Start Exercise materials
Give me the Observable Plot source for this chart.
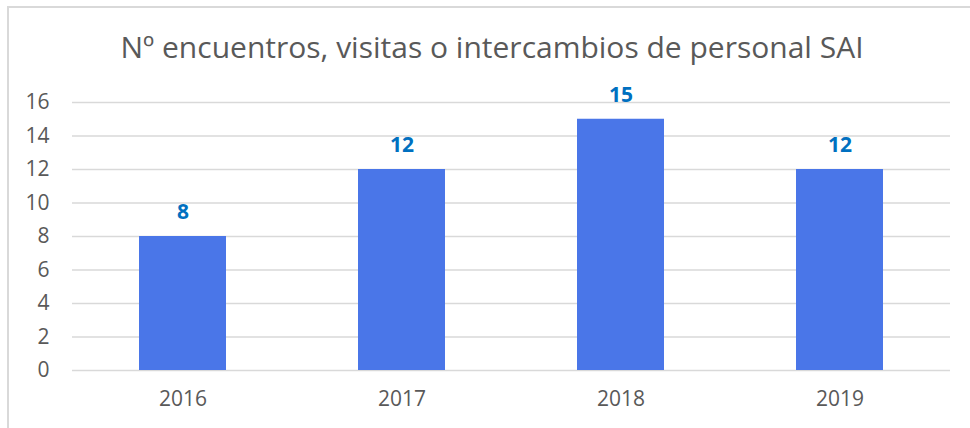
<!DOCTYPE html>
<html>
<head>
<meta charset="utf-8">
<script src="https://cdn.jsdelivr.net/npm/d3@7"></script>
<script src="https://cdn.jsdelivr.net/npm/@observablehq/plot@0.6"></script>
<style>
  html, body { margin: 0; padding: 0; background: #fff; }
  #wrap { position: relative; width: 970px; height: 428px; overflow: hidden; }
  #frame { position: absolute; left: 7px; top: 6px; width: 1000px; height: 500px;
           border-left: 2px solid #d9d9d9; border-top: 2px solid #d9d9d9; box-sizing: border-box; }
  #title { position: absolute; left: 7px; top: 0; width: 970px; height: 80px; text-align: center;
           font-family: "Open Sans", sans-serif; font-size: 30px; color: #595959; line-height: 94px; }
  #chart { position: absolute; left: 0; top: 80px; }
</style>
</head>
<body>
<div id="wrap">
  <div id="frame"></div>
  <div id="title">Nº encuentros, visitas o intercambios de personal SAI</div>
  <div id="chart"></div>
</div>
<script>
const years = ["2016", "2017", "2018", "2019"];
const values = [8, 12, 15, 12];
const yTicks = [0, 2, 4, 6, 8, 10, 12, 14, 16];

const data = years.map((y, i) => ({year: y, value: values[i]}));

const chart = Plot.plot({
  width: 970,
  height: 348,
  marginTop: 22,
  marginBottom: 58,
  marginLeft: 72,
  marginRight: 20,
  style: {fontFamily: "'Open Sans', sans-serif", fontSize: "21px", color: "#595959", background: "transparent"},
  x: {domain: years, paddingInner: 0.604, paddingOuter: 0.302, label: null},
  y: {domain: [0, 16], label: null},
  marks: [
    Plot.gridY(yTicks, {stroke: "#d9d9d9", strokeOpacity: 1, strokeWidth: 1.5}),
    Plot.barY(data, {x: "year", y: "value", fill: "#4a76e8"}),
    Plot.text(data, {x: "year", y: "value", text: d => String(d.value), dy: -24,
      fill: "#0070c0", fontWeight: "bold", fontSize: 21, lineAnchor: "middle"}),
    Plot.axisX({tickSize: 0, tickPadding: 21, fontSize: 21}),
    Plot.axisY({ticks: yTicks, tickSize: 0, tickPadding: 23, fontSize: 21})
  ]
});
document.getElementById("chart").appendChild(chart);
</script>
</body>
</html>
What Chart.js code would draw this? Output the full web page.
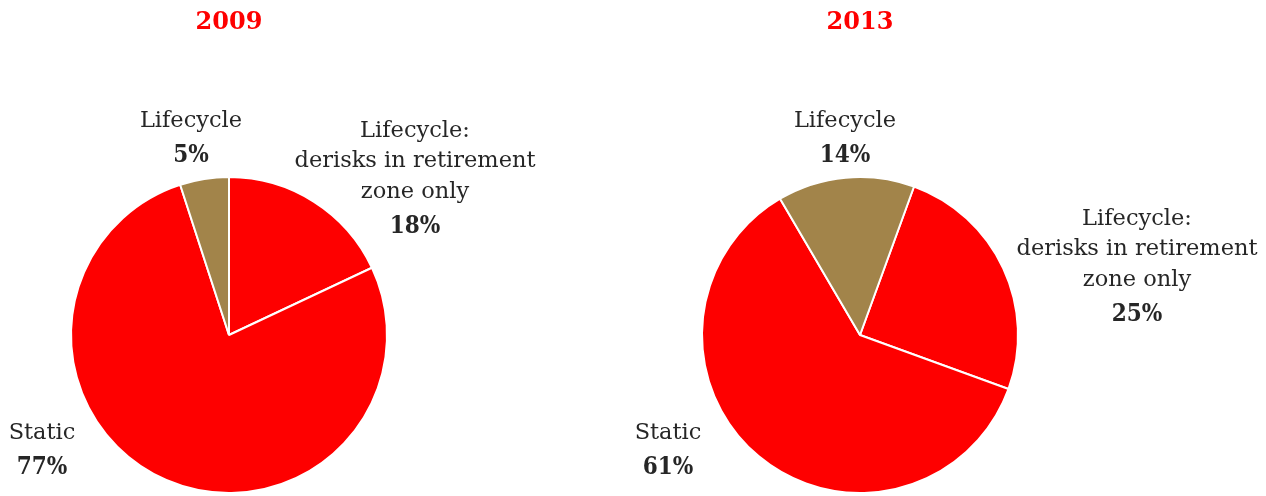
End Exercise materials
▶ **Requirements**:
Repeat the preceding records precisely, and leave every picture out of the copy.

▶ **Solution**:
Give me the Observable Plot source for this chart.
<!DOCTYPE html>
<html>
<head>
<meta charset="utf-8">
<script src="https://cdn.jsdelivr.net/npm/d3@7"></script>
<script src="https://cdn.jsdelivr.net/npm/@observablehq/plot@0.6"></script>
<style>
  html, body { margin: 0; padding: 0; background: #fff; }
  #wrap { position: relative; width: 970px; height: 428px; overflow: hidden; }
  #frame { position: absolute; left: 7px; top: 6px; width: 1000px; height: 500px;
           border-left: 2px solid #d9d9d9; border-top: 2px solid #d9d9d9; box-sizing: border-box; }
  #title { position: absolute; left: 7px; top: 0; width: 970px; height: 80px; text-align: center;
           font-family: "Open Sans", sans-serif; font-size: 30px; color: #595959; line-height: 94px; }
  #chart { position: absolute; left: 0; top: 80px; }
</style>
</head>
<body>
<div id="wrap">
  <div id="frame"></div>
  <div id="title">Nº encuentros, visitas o intercambios de personal SAI</div>
  <div id="chart"></div>
</div>
<script>
const years = ["2016", "2017", "2018", "2019"];
const values = [8, 12, 15, 12];
const yTicks = [0, 2, 4, 6, 8, 10, 12, 14, 16];

const data = years.map((y, i) => ({year: y, value: values[i]}));

const chart = Plot.plot({
  width: 970,
  height: 348,
  marginTop: 22,
  marginBottom: 58,
  marginLeft: 72,
  marginRight: 20,
  style: {fontFamily: "'Open Sans', sans-serif", fontSize: "21px", color: "#595959", background: "transparent"},
  x: {domain: years, paddingInner: 0.604, paddingOuter: 0.302, label: null},
  y: {domain: [0, 16], label: null},
  marks: [
    Plot.gridY(yTicks, {stroke: "#d9d9d9", strokeOpacity: 1, strokeWidth: 1.5}),
    Plot.barY(data, {x: "year", y: "value", fill: "#4a76e8"}),
    Plot.text(data, {x: "year", y: "value", text: d => String(d.value), dy: -24,
      fill: "#0070c0", fontWeight: "bold", fontSize: 21, lineAnchor: "middle"}),
    Plot.axisX({tickSize: 0, tickPadding: 21, fontSize: 21}),
    Plot.axisY({ticks: yTicks, tickSize: 0, tickPadding: 23, fontSize: 21})
  ]
});
document.getElementById("chart").appendChild(chart);
</script>
</body>
</html>
What Chart.js code would draw this? Output the full web page.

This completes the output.